-- start --

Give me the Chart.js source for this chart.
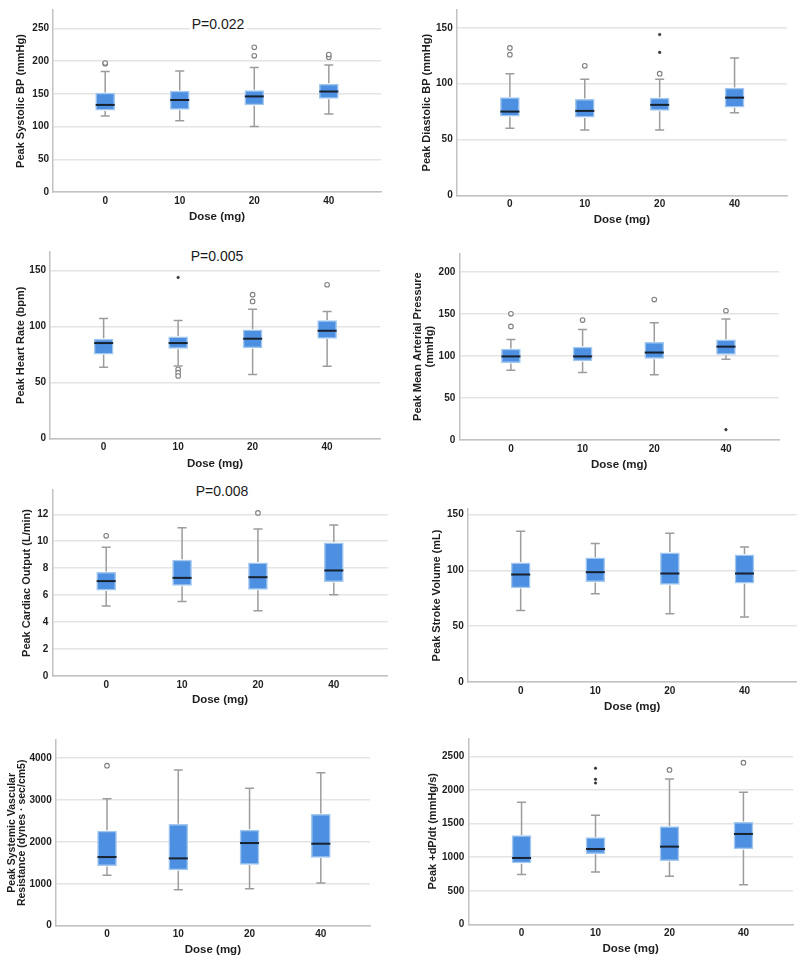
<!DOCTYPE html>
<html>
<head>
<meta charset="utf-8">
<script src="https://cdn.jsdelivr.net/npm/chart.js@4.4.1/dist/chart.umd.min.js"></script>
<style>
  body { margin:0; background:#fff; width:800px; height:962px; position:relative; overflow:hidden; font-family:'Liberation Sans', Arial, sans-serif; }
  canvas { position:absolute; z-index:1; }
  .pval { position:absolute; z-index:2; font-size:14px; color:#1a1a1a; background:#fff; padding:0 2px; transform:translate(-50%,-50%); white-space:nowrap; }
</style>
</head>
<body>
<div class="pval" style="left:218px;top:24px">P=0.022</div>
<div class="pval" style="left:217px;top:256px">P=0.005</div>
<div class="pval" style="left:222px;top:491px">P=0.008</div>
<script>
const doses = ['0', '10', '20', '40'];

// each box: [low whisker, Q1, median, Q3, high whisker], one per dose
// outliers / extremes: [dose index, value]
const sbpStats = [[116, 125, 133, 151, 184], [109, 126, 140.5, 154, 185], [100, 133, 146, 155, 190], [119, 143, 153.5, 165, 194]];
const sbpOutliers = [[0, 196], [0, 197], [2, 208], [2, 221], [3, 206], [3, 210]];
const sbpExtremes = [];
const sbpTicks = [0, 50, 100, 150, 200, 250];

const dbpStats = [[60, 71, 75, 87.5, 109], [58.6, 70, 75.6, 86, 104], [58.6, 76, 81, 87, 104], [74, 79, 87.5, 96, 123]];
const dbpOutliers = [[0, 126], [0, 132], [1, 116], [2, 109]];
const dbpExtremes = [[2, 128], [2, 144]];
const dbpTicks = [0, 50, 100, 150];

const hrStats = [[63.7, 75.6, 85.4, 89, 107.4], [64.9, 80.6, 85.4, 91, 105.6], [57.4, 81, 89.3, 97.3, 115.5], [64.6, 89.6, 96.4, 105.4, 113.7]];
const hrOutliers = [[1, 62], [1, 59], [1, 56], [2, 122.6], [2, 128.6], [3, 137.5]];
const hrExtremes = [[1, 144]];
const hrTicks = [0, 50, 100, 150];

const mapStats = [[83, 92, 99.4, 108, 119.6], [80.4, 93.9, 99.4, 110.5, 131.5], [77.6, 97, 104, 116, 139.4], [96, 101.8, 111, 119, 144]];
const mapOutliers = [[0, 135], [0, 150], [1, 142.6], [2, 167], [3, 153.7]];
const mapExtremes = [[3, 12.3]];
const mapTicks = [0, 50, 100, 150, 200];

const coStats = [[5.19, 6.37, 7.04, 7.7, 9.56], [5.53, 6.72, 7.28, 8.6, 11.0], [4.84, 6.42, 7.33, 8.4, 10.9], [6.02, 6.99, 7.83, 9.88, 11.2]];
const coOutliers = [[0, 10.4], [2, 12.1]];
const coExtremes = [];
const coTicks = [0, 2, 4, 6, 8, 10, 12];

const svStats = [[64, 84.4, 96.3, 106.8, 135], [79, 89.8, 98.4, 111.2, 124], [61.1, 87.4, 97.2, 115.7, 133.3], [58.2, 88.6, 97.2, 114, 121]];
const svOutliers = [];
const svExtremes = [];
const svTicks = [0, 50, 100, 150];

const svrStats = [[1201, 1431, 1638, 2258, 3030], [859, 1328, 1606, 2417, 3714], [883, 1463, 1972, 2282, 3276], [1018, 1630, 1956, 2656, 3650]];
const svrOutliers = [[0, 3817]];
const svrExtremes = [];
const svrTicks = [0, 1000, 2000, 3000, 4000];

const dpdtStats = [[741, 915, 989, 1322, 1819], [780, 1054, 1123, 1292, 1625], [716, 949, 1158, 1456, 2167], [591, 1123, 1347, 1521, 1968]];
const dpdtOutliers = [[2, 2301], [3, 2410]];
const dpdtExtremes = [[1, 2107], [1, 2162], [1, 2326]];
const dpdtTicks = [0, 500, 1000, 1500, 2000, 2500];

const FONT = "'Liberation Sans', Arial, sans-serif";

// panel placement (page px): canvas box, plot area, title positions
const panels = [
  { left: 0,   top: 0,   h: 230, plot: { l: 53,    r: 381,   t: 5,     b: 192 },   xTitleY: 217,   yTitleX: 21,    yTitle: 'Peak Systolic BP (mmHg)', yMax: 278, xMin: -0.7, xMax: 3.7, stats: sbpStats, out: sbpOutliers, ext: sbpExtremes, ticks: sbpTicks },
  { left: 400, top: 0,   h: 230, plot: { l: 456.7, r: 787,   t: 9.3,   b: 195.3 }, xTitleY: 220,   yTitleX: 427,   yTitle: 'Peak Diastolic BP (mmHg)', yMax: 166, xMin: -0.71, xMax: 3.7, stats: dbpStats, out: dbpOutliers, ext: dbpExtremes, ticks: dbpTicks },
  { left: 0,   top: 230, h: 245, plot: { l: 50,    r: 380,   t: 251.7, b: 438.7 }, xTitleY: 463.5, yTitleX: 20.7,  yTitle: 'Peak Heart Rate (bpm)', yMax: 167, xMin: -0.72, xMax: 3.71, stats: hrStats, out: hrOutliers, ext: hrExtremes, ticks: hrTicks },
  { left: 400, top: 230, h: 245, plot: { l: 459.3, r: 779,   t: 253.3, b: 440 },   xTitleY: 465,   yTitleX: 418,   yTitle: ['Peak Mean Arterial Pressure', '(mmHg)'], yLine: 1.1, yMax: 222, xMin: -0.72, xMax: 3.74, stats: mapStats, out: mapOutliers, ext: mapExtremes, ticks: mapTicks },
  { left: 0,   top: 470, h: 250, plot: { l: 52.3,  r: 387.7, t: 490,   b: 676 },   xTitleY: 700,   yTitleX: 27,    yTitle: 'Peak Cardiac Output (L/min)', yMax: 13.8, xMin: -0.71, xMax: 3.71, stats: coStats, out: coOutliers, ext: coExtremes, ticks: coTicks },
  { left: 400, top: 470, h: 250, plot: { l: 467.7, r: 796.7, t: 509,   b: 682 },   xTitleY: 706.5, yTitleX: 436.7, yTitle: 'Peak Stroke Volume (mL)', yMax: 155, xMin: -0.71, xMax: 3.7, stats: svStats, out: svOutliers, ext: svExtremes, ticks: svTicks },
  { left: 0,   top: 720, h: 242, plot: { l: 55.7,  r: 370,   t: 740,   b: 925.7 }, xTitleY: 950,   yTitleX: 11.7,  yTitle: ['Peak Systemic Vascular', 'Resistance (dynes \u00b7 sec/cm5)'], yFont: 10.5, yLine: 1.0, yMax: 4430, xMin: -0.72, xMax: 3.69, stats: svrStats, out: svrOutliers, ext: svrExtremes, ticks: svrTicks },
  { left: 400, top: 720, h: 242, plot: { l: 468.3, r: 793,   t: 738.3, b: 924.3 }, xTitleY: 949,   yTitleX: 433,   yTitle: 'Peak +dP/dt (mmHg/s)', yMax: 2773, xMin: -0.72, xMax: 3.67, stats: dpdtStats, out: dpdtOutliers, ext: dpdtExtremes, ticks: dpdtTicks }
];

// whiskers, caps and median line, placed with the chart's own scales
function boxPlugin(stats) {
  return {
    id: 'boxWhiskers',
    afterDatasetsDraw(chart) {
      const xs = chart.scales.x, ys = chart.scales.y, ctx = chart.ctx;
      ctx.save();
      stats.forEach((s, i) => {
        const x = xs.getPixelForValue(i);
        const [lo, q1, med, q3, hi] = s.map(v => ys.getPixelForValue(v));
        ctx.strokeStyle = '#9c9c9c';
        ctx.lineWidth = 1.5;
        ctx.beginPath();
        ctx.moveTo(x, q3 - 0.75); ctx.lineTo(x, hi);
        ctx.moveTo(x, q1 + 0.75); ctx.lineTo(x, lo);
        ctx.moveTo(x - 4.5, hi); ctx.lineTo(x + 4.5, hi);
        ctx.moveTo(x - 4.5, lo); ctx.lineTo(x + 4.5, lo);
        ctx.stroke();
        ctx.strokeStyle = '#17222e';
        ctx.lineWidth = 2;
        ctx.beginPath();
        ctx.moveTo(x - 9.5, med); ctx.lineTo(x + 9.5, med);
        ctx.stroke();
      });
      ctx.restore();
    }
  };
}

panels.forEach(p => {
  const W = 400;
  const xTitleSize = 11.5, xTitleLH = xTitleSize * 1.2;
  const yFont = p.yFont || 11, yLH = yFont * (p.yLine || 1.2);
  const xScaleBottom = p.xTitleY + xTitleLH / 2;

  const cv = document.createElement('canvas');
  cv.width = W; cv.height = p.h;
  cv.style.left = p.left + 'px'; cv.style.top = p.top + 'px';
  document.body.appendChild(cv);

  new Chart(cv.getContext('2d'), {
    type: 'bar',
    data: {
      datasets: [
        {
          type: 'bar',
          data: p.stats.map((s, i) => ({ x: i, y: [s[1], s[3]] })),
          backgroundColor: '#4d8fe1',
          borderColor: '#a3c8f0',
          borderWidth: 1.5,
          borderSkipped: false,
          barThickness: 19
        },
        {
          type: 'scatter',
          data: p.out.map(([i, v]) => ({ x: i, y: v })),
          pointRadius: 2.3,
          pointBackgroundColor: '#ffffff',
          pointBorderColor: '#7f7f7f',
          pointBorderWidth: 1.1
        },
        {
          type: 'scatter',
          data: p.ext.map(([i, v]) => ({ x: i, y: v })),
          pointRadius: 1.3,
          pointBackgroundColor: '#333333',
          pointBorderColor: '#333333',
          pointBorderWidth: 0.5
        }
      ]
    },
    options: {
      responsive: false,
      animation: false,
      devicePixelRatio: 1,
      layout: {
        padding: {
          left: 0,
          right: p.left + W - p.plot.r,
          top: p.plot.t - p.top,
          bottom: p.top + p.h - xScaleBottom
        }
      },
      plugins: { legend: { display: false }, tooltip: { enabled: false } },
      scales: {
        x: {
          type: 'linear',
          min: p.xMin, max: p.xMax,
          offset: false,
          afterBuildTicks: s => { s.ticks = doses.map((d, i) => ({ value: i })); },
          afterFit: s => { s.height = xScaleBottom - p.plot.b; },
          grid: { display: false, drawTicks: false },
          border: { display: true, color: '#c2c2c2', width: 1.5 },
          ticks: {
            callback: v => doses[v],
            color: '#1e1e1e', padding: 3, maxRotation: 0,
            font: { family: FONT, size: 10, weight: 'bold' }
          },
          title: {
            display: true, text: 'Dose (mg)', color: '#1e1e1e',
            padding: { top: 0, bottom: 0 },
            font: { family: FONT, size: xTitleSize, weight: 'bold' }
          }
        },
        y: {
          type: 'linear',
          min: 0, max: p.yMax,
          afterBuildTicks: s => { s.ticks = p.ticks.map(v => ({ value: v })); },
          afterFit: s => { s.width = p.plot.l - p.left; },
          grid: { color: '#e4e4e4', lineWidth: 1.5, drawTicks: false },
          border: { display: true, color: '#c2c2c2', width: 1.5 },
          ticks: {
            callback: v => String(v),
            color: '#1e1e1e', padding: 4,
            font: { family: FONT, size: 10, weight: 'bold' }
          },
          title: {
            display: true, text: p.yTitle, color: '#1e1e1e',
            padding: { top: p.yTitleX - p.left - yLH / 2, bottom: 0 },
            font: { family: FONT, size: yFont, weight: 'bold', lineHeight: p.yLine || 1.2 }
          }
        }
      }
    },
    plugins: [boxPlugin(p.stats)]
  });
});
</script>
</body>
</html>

-- end --

▸ **Exercise**
Leave out the pictures. Transcribe only the lines above, from the first through the one that contains "const dbpTicks = [0, 50, 100, 150];".

▸ **Solution for this task**
Give me the Chart.js source for this chart.
<!DOCTYPE html>
<html>
<head>
<meta charset="utf-8">
<script src="https://cdn.jsdelivr.net/npm/chart.js@4.4.1/dist/chart.umd.min.js"></script>
<style>
  body { margin:0; background:#fff; width:800px; height:962px; position:relative; overflow:hidden; font-family:'Liberation Sans', Arial, sans-serif; }
  canvas { position:absolute; z-index:1; }
  .pval { position:absolute; z-index:2; font-size:14px; color:#1a1a1a; background:#fff; padding:0 2px; transform:translate(-50%,-50%); white-space:nowrap; }
</style>
</head>
<body>
<div class="pval" style="left:218px;top:24px">P=0.022</div>
<div class="pval" style="left:217px;top:256px">P=0.005</div>
<div class="pval" style="left:222px;top:491px">P=0.008</div>
<script>
const doses = ['0', '10', '20', '40'];

// each box: [low whisker, Q1, median, Q3, high whisker], one per dose
// outliers / extremes: [dose index, value]
const sbpStats = [[116, 125, 133, 151, 184], [109, 126, 140.5, 154, 185], [100, 133, 146, 155, 190], [119, 143, 153.5, 165, 194]];
const sbpOutliers = [[0, 196], [0, 197], [2, 208], [2, 221], [3, 206], [3, 210]];
const sbpExtremes = [];
const sbpTicks = [0, 50, 100, 150, 200, 250];

const dbpStats = [[60, 71, 75, 87.5, 109], [58.6, 70, 75.6, 86, 104], [58.6, 76, 81, 87, 104], [74, 79, 87.5, 96, 123]];
const dbpOutliers = [[0, 126], [0, 132], [1, 116], [2, 109]];
const dbpExtremes = [[2, 128], [2, 144]];
const dbpTicks = [0, 50, 100, 150];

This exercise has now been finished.